The Upgrade Story
A short story about upgrading the boot disk.
Linux. Because rebooting is for hardware upgrades.
As I said, the main server in our house
(“hera
”, in case you're curious)
was going down. The problem
was an aging disk. Not yet dead, but making more noise than some
jet engines. Actually, I have a small stack of drives in that state
now; I must be the victim of a
Poisson
distribution over the
MTBF.
Or something.
Anyway, it was going to have to be replaced, but I wasn't sure when until I saw 80Gb drives on sale for well under a buck a gigabyte. I guess that's not news, but it still looks pretty remarkable to me.
The next problem was, how do I get all the data off the old disk and onto the new disk? I could open up the machine, install the new drive as a second drive, do the copy, then open the machine up again and swap. Except, (1) it's tedious to get the machine out of the closet, (2) I want to minimize downtime, and (3) there aren't any spare drive bays in it.
Well, one of the other dying drives is my
external Firewire drive. Its main problem is disk errors and one of them
occurs at an inopportune moment in the boot cycle: it hangs the IEEE1394
driver in the laptop
when I attempt to access it. Ok, here's a plan: let's rip open the
external enclosure, put the new drive in there, hang it off the laptop,
rsync the data, then swap the new drive into
hera
. Works for you? Works
for me.
Pop off the plastic clips that hold the drive case together.

Open up the drive.

And discover that it's held together with tape.

Rip all the tape off and discover…it's held together with four perfectly good mounting screws. What the heck was all that tape for?

Pull the drive off.

Swap in the new one and perform the steps in reverse. Except for the tape, of course.
Next step, partition the new disk. I wanted to make the partitions on the new disk the same as the partitions on the old disk so that all the mounts and stuff in the init process would work without any fiddling. To do that, I compared the old partition table to the new one…and discovered that the new disk is eight times larger than the old one. And twice as large as the second drive in there. The new disk is going to replace both of them, with room to spare.
The rsyncs run overnight. Time to swap drives.
Pull the drive out of the external enclosure,
pull hera
out of the closet,
open it up, swap. Done.
Almost. See, while I got the partitions right and made the right partition bootable, I didn't actually install any sort of boot record. Did I remember to make a boot floppy first, like I reminded myself to do before I ripped the old disk out? Of course not. Time to wack the old disk back in for a minute to make a boot disk.
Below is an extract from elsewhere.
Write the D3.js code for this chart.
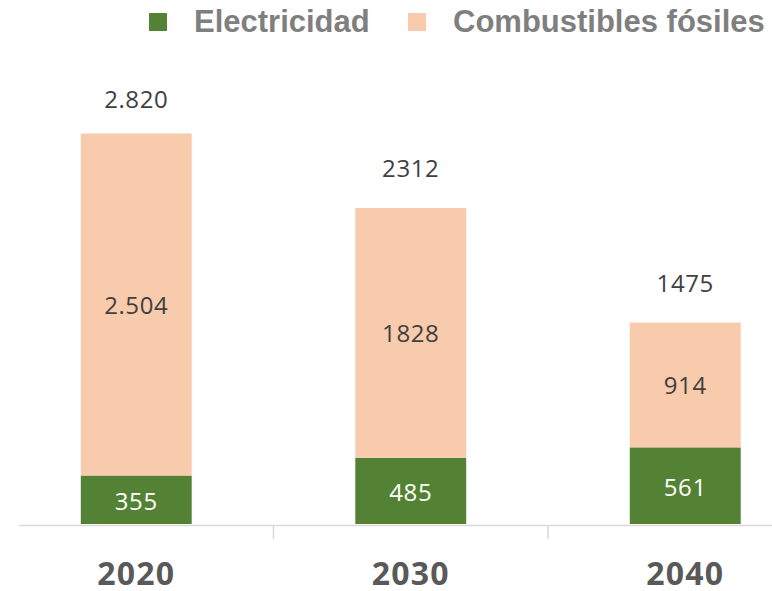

There. Close it up, put it back in the closet, reboot,
and…it all just works. Sweet. Even better, my big external drive with the
disk errors doesn't cause any problems as the second IDE drive in
hera
. It still has disk errors,
of course, but now I'll be able to copy the data off it before it becomes
a paperweight.
Now what do I do with three hard drives that all sound like jet engines taking off? A grand total of 70Gb, worth about fifty bucks if they were brand new. I'll think of something, I suppose. Temporary storage for the data on the disk with errors, for a start.
By the way, check out the “light tubes” used to direct the light from the LEDs in the back of the enclosure to where the end user can actually see them on the front.

Cool.
Comments
Not to add insult to injury or anything, but is there any chance that the tape is what caused the disk to go wonky in the first place?
I don't think the tape had anything to do with it. It all seemed pretty harmless (annoying and sticky, but harmless), and it was put there by the folks at Maxtor who presumably know what they're doing.